Y es precisamente en este pasaje de lo oscuro a lo diáfano, de lo apacible a lo aciago en donde reside el gran acierto de la película, la clave de su efectividad y -silenciosa, por debajo- la maestría de un guionista y director que domina a la perfección el difícil arte de narrar. Es que allí en donde La vida de los otros contiene su mayor cuota de emotividad es donde más depurada y sutil se vuelve. Una austeridad a la que contribuye la magistral interpretación de un actor que sabe que la expresividad del silencio o de una simple mirada es una corriente de agua subterránea que presiona sobre el imaginario con mayor fuerza que mil palabras. Y de ello se sirve para mostrarnos ese movimiento que se opera en el interior de su personaje, y lo desnuda hasta vaciarlo de su último dejo de brutalidad, a través de la revelación de un gesto plagado de expiación, ante la absorta mirada de nosotros, los espectadores, que no podemos evitar conmovernos.

Entonces, es cuando cabe hacerse la pregunta obligada: ¿a través de qué elemento puede Wiesler redimirse? ¿Cuál es el vehículo a través del cual un ser siniestro alcanza a convertirse en paradigma de lo humano?

Develarlo no es más que correr el velo del mismo proceso a través de la cual, por ejemplo, uno puede emocionarse con esta película. El misterio, agazapado, se aloja en eso, no siempre fácil de definir, a lo que llamamos arte. Esa expresión producto de la actividad humana puesta al servicio de dotar al mundo real o imaginario de algún sentido.

“¿Daría usted el cuerpo por el arte?”, -le pregunta el personaje de Christa Maria a Wiesler, en una de las mejores escenas de la película.

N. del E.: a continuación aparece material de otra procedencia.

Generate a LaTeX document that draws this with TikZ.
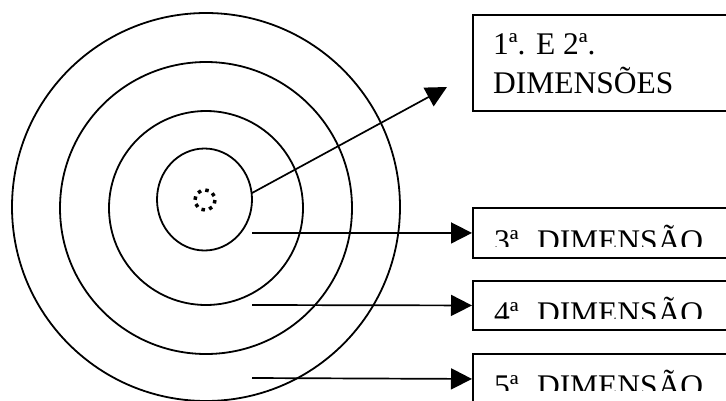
\documentclass[tikz,border=0pt]{standalone}
\usepackage{fontspec}
\setmainfont{Liberation Serif}
\usetikzlibrary{arrows.meta}
\begin{document}
\begin{tikzpicture}[x=1pt,y=-1pt,
  ring/.style={line width=1.8pt},
  dimbox/.style={draw,line width=1.9pt,minimum width=300pt,anchor=north west,inner sep=0pt},
  dimtext/.style={font=\fontsize{31.5}{39}\selectfont,inner sep=0pt},
  pointer/.style={line width=1.7pt,-{Triangle[length=21pt,width=21pt]}}]

\path[use as bounding box,clip] (0,0) rectangle (726,400);

\draw[ring] (206,207) circle[radius=194];
\draw[ring] (206,208) circle[radius=146];
\draw[ring] (206,208) circle[radius=97];
\draw[ring] (204.5,199.5) ellipse[x radius=47.5,y radius=51];
\draw[line width=3.5pt,dash pattern=on 3.5pt off 4.35pt] (205,200) circle[radius=10];

\node[dimbox,minimum height=96pt] (dim12) at (472,14) {};
\node[dimbox,minimum height=50pt] (dim3) at (472,207) {};
\node[dimbox,minimum height=49pt] (dim4) at (472,280) {};
\node[dimbox,minimum height=50pt] (dim5) at (472,353) {};

\node[dimtext,align=left,anchor=north west] (t12) at (493,33) {1ª. E 2ª.\\DIMENSÕES};

\begin{scope}
\clip (472,207) rectangle (726,246);
\node[dimtext,anchor=base west] (t3) at (494,251) {3ª. DIMENSÃO};
\end{scope}
\begin{scope}
\clip (472,280) rectangle (726,318);
\node[dimtext,anchor=base west] (t4) at (494,323) {4ª. DIMENSÃO};
\end{scope}
\begin{scope}
\clip (472,353) rectangle (726,390);
\node[dimtext,anchor=base west] (t5) at (494,396) {5ª. DIMENSÃO};
\end{scope}

\coordinate (c12) at (252,193);
\coordinate (p12) at (447,87);
\coordinate (c3) at (252,233);
\coordinate (c4) at (252,305);
\coordinate (c5) at (252,378);

\draw[pointer] (c12) -- (p12);
\draw[pointer] (c3) -- (dim3.west);
\draw[pointer] (c4) -- (dim4.west);
\draw[pointer] (c5) -- (dim5.west);

\end{tikzpicture}
\end{document}
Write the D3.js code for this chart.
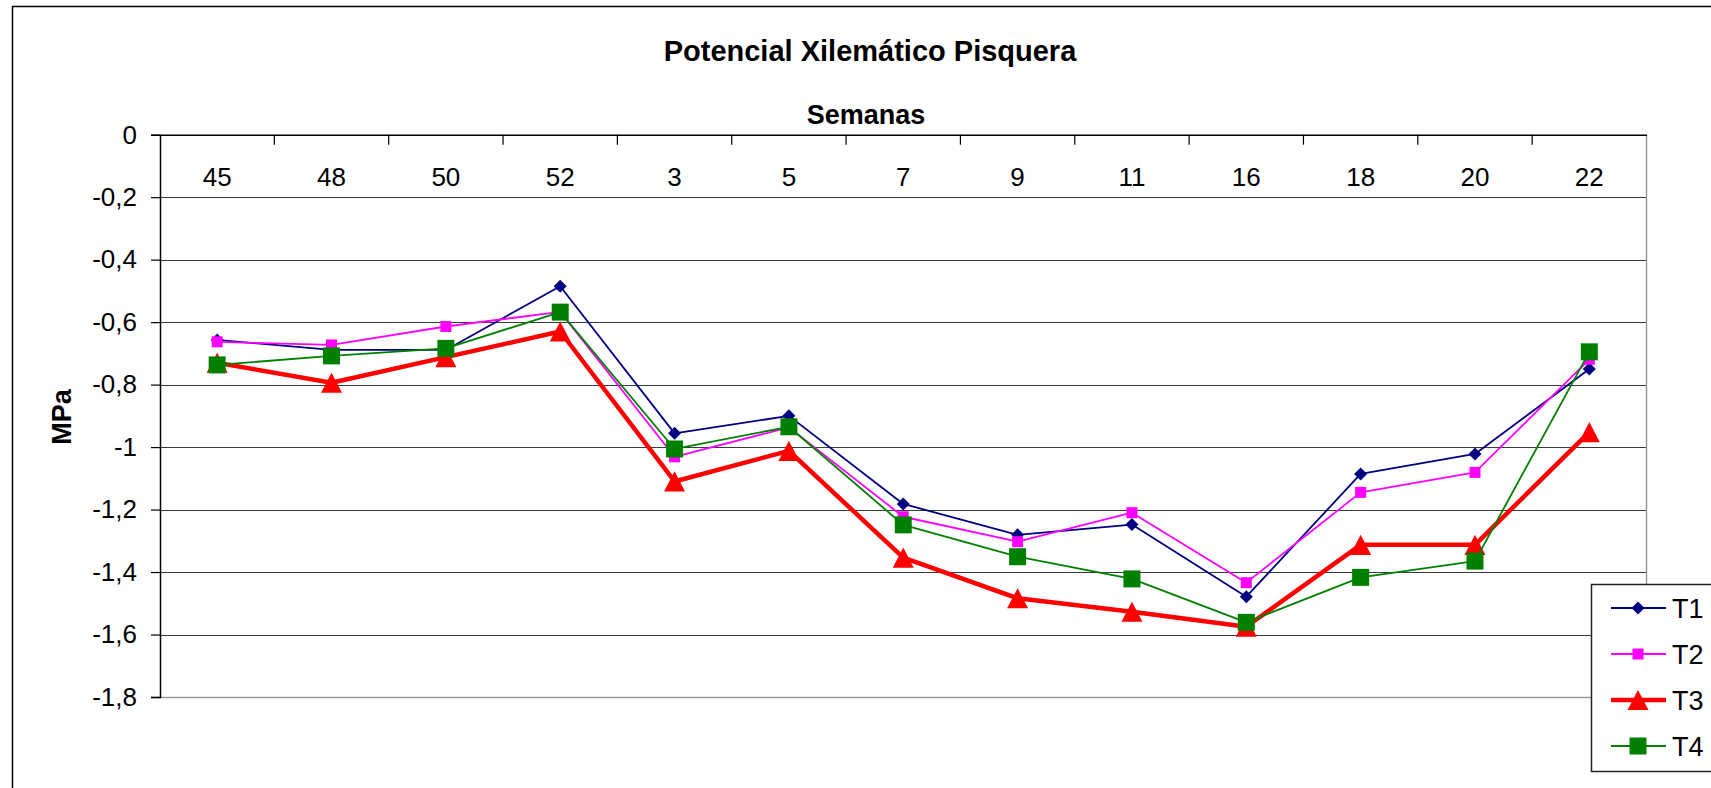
<!DOCTYPE html>
<html>
<head>
<meta charset="utf-8">
<script src="https://cdn.jsdelivr.net/npm/d3@7"></script>
<style>
  html, body { margin: 0; padding: 0; background: #fff; }
  svg { display: block; }
  text { font-family: "Liberation Sans", Arial, sans-serif; fill: #000; }
</style>
</head>
<body>
<svg id="chart" width="1711" height="788"></svg>
<script>
const categories = ["45", "48", "50", "52", "3", "5", "7", "9", "11", "16", "18", "20", "22"];
const seriesNames = ["T1", "T2", "T3", "T4"];
const t1 = [-0.657, -0.689, -0.689, -0.485, -0.956, -0.900, -1.182, -1.281, -1.248, -1.479, -1.086, -1.022, -0.750];
const t2 = [-0.663, -0.673, -0.614, -0.567, -1.031, -0.937, -1.223, -1.303, -1.210, -1.434, -1.145, -1.081, -0.719];
const t3 = [-0.730, -0.794, -0.712, -0.630, -1.110, -1.012, -1.354, -1.484, -1.527, -1.575, -1.313, -1.313, -0.952];
const t4 = [-0.737, -0.708, -0.684, -0.568, -1.006, -0.935, -1.249, -1.351, -1.422, -1.561, -1.417, -1.365, -0.695];
const yTicks = [0, -0.2, -0.4, -0.6, -0.8, -1, -1.2, -1.4, -1.6, -1.8];
const titleText = "Potencial Xilemático Pisquera";
const xTitle = "Semanas";
const yTitle = "MPa";

const svg = d3.select("#chart");
const W = 1711, H = 788;
const plot = { left: 160, right: 1646.5, top: 134.7, bottom: 697 };

// outer chart frame (extends off the canvas to the right and bottom)
svg.append("rect")
  .attr("x", 12.5).attr("y", 6.5).attr("width", W).attr("height", H)
  .attr("fill", "#fff").attr("stroke", "#000").attr("stroke-width", 1.5);

const x = d3.scaleBand().domain(categories).range([plot.left, plot.right]).padding(0);
const y = d3.scaleLinear().domain([-1.8, 0]).range([plot.bottom, plot.top]);

// gridlines
svg.append("g").selectAll("line").data(yTicks.filter(d => d !== 0 && d !== -1.8)).join("line")
  .attr("x1", plot.left).attr("x2", plot.right)
  .attr("y1", d => Math.round(y(d)) + 0.5).attr("y2", d => Math.round(y(d)) + 0.5)
  .attr("stroke", "#3a3a3a").attr("stroke-width", 1.2);

// bottom and right border of plot area (gray)
svg.append("line")
  .attr("x1", plot.left).attr("x2", plot.right)
  .attr("y1", Math.round(y(-1.8)) + 0.5).attr("y2", Math.round(y(-1.8)) + 0.5)
  .attr("stroke", "#9a9a9a").attr("stroke-width", 1.5);
svg.append("line")
  .attr("x1", plot.right).attr("x2", plot.right)
  .attr("y1", plot.top).attr("y2", plot.bottom)
  .attr("stroke", "#9a9a9a").attr("stroke-width", 1.5);

// y axis
const fmt = d => String(d).replace(".", ",");
const yAxis = svg.append("g")
  .attr("transform", `translate(${plot.left},0)`)
  .call(d3.axisLeft(y).tickValues(yTicks).tickSize(9).tickPadding(14).tickFormat(fmt));
yAxis.select(".domain").attr("stroke", "#000").attr("stroke-width", 1.5);
yAxis.selectAll(".tick line").attr("stroke", "#000").attr("stroke-width", 1.2);
yAxis.selectAll(".tick text").attr("font-size", 26).attr("font-family", '"Liberation Sans", Arial, sans-serif').attr("fill", "#000");

// x axis on top: line, labels inside plot, ticks between categories pointing down
const xAxis = svg.append("g")
  .attr("transform", `translate(0,${plot.top})`)
  .call(d3.axisBottom(x).tickSize(0).tickPadding(33));
xAxis.select(".domain").attr("stroke", "#000").attr("stroke-width", 1.5);
xAxis.selectAll(".tick text").attr("font-size", 26).attr("font-family", '"Liberation Sans", Arial, sans-serif').attr("fill", "#000");
svg.append("g").selectAll("line").data(categories.slice(1)).join("line")
  .attr("x1", d => x(d)).attr("x2", d => x(d))
  .attr("y1", plot.top).attr("y2", plot.top + 10)
  .attr("stroke", "#000").attr("stroke-width", 1.2);

// titles
svg.append("text").attr("x", 870).attr("y", 61).attr("text-anchor", "middle")
  .attr("font-size", 29).attr("font-weight", "bold").text(titleText);
svg.append("text").attr("x", 866).attr("y", 124).attr("text-anchor", "middle")
  .attr("font-size", 27).attr("font-weight", "bold").text(xTitle);
svg.append("text").attr("transform", "translate(71,417) rotate(-90)").attr("text-anchor", "middle")
  .attr("font-size", 27).attr("font-weight", "bold").text(yTitle);

// series
const markerPath = {
  diamond: s => `M0,${-s / 2}L${s / 2},0L0,${s / 2}L${-s / 2},0Z`,
  square: s => `M${-s / 2},${-s / 2}h${s}v${s}h${-s}Z`,
  triangle: s => `M0,${-s * 0.48}L${s / 2},${s * 0.48}L${-s / 2},${s * 0.48}Z`
};
const series = [
  { name: seriesNames[0], values: t1, color: "#000080", width: 1.8, marker: "diamond", size: 13 },
  { name: seriesNames[1], values: t2, color: "#FF00FF", width: 1.8, marker: "square", size: 11 },
  { name: seriesNames[2], values: t3, color: "#FF0000", width: 4.5, marker: "triangle", size: 21 },
  { name: seriesNames[3], values: t4, color: "#008000", width: 1.8, marker: "square", size: 17 }
];
const cx = d => x(d) + x.bandwidth() / 2;
const line = d3.line().x((v, i) => cx(categories[i])).y(v => y(v));

series.forEach(s => {
  const g = svg.append("g");
  g.append("path").attr("d", line(s.values)).attr("fill", "none")
    .attr("stroke", s.color).attr("stroke-width", s.width).attr("stroke-linejoin", "round");
  g.selectAll("path.m").data(s.values).join("path").attr("class", "m")
    .attr("transform", (v, i) => `translate(${cx(categories[i])},${y(v)})`)
    .attr("d", markerPath[s.marker](s.size)).attr("fill", s.color);
});

// legend
const lg = svg.append("g");
lg.append("rect").attr("x", 1591.5).attr("y", 584.5).attr("width", 200).attr("height", 187)
  .attr("fill", "#fff").attr("stroke", "#222").attr("stroke-width", 1.5);
const rowY = d3.scalePoint().domain(seriesNames).range([608, 746]);
series.forEach(s => {
  const yy = rowY(s.name);
  lg.append("line").attr("x1", 1611).attr("x2", 1666).attr("y1", yy).attr("y2", yy)
    .attr("stroke", s.color).attr("stroke-width", s.width);
  lg.append("path").attr("transform", `translate(1638,${yy})`)
    .attr("d", markerPath[s.marker](s.size)).attr("fill", s.color);
  lg.append("text").attr("x", 1672).attr("y", yy + 10).attr("font-size", 27).text(s.name);
});
</script>
</body>
</html>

Y la frase acierta en forma paradojal, pues ella decide exponerlo hasta las más inimaginables consecuencias y, sin embargo, en el caso de Wiesler, la posibilidad de acercarse al arte y dejarse erotizar por el mismo es la condición a través de la cual él logra corporizarse.

Así pues, a partir de la mitad de la película asistimos a la demostración de la inversión del orden de la regla que mencionábamos al principio de esta nota. Ya no se trata de despojar al Otro de su condición de persona, de cosificarlo para poder ejercer su dominio, sino de permitirle que el arte lo revista de humanismo para convertirlo en un sujeto deseante, dotarlo de vida y devolverle la libertad.

El escritor Dreyman y su mujer se convierten para Wiesler en un espejo en donde poder mirarse y descubrir el vacío y la opacidad de la vida propia hundiéndose frente a la vastedad enriquecedora de la vida de los otros.